Dead Confederates, A Civil War Era Blog

Ambrose Bierce “On Black Soldiering”

Posted in African Americans, Leadership, Memory by Andy Hall on October 29, 2010

A skeptical correspondent asks me for an opinion of the fighting qualities of our colored regiments. Really I had thought the question settled long ago. The Negro will fight and fight well. From the time when we began to use him in civil war, through all his service against Indians on the frontier, to this day he has not failed to acquit himself acceptably to his White officers. I the more cheerfully testify to this because I was at one time a doubter. Under a general order from the headquarters of the Army, or possibly from the War Department, I once in a burst of ambition applied for rank as a field officer of colored troops, being then a line officer of white troops. Before my application was acted on I had repented and persuaded myself that the darkies would not fight; so when ordered to report to the proper board of officers, with a view to gratification of my wish, I “backed out” and secured “influence” which enabled me to remain in my humbler station.

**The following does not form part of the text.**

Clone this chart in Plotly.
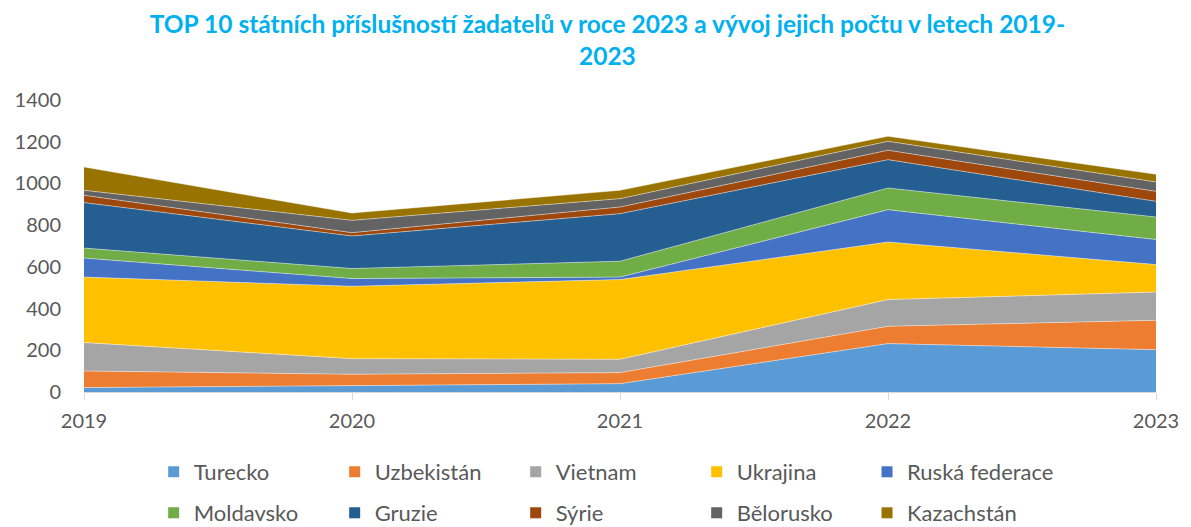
import plotly.graph_objects as go

years = [2019, 2020, 2021, 2022, 2023]
countries = ["Turecko", "Uzbekistán", "Vietnam", "Ukrajina", "Ruská federace",
             "Moldavsko", "Gruzie", "Sýrie", "Bělorusko", "Kazachstán"]
turecko = [21, 29, 40, 232, 203]
uzbekistan = [80, 56, 53, 83, 141]
vietnam = [136, 75, 64, 128, 135]
ukrajina = [314, 347, 382, 276, 132]
ruska = [91, 37, 12, 155, 120]
moldavsko = [48, 48, 76, 104, 108]
gruzie = [218, 156, 228, 136, 75]
syrie = [35, 16, 32, 45, 48]
belorusko = [24, 59, 40, 43, 45]
kazachstan = [112, 35, 40, 24, 37]
colors = ["#5B9BD5", "#ED7D31", "#A5A5A5", "#FFC000", "#4472C4",
          "#70AD47", "#255E91", "#9E480E", "#636363", "#997300"]
series = [turecko, uzbekistan, vietnam, ukrajina, ruska,
          moldavsko, gruzie, syrie, belorusko, kazachstan]
yticks = [0, 200, 400, 600, 800, 1000, 1200, 1400]

FONT = "Lato"
fig = go.Figure()
for name, vals, col in zip(countries, series, colors):
    fig.add_trace(go.Scatter(
        x=years, y=vals, name=name, stackgroup="one", mode="lines",
        line=dict(width=0.8, color="rgba(255,255,255,0.55)"),
        fillcolor=col, showlegend=False, hoverinfo="x+y+name"))

# legend groups: first four columns with fixed entry width, last column separate
legend_of = ["legend", "legend", "legend", "legend", "legend3",
             "legend2", "legend2", "legend2", "legend2", "legend4"]
for name, col, lg in zip(countries, colors, legend_of):
    fig.add_trace(go.Scatter(
        x=[None], y=[None], name=name, mode="markers",
        marker=dict(symbol="square", size=11, color=col),
        legend=lg, showlegend=True))

base = dict(orientation="h", xanchor="left", yanchor="middle",
            xref="paper", yref="container", traceorder="normal",
            font=dict(family=FONT, size=22, color="#595959"),
            bgcolor="rgba(0,0,0,0)", itemclick=False, itemdoubleclick=False)
cols = dict(entrywidth=136, entrywidthmode="pixels")
x0 = 0.065
xlast = x0 + 4 * 180 / 1082
row1 = 1 - 472 / 527
row2 = 1 - 513 / 527

fig.update_layout(
    width=1191, height=527,
    margin=dict(l=84, r=25, t=100, b=135),
    paper_bgcolor="white", plot_bgcolor="white",
    title=dict(text="TOP 10 státních příslušností žadatelů v roce 2023 a vývoj jejich počtu v letech 2019-<br>2023",
               x=0.51, xanchor="center", y=1 - 33 / 527, yanchor="top",
               font=dict(family=FONT, size=24.5, color="#00B0F0", weight="bold")),
    xaxis=dict(range=[2019, 2023], tickvals=years, ticktext=[str(y) for y in years],
               showgrid=False, zeroline=False, showline=True, linecolor="#D9D9D9",
               ticks="outside", ticklen=7, tickcolor="#D9D9D9", ticklabelstandoff=4,
               tickfont=dict(family=FONT, size=20, color="#595959")),
    yaxis=dict(range=[0, 1400], tickvals=yticks, showgrid=False, zeroline=False,
               showline=False, ticks="outside", ticklen=18, tickcolor="rgba(0,0,0,0)",
               tickfont=dict(family=FONT, size=20, color="#595959")),
    legend=dict(x=x0, y=row1, **cols, **base),
    legend2=dict(x=x0, y=row2, **cols, **base),
    legend3=dict(x=xlast, y=row1, **base),
    legend4=dict(x=xlast, y=row2, **base),
    showlegend=True,
)
fig.write_html("out.html", post_script="document.body.style.margin='0';",
               config={"displayModeBar": False})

But at the battle of Nashville it was borne in upon me that I had made a fool of myself. During the two days of that memorable engagement the only reverse sustained by our arms was in an assault upon Overton Hill, a fortified salient of the Confederate line on the second day. The troops repulsed were a brigade of Beatty’s division and a colored brigade of raw troops which had been brought up from a camp of instruction at Chattanooga. I was serving on Gen. Beatty’s staff, but was not doing duty that day, being disabled by a wound — just sitting in the saddle and looking on. Seeing the darkies going in on our left I was naturally interested and observed them closely. Better fighting was never done. The front of the enemy’s earthworks was protected by an intricate abatis of felled trees denuded of their foliage and twigs. Through this obstacle a cat would have made slow progress; its passage by troops under fire was hopeless from the first — even the inexperienced black chaps must have known that. They did not hesitate a moment: their long lines swept into that fatal obstruction in perfect order and remained there as long as those of the white veterans on their right. And as many of them in proportion remained until borne away and buried after the action. It was as pretty an example of courage and discipline as one could wish to see. In order that my discomfiture and humiliation might lack nothing of completeness I was told afterward that one of their field officers succeeded in forcing his horse through a break in the abatis and was shot to rags on the slope on the parapet. But for my abjuration of faith in the Negroes’ fighting qualities I might perhaps have been so fortunate as to be that man!

San Fransisco Examiner, June 5, 1898. From Russell Duncan and David Klooster, Phantoms of a Blood-Stained Period: The Complete Civil War Writings of Ambrose Bierce. Image: “Battle of Nashville,” Kutz & Allison Lithograph, Library of Congress.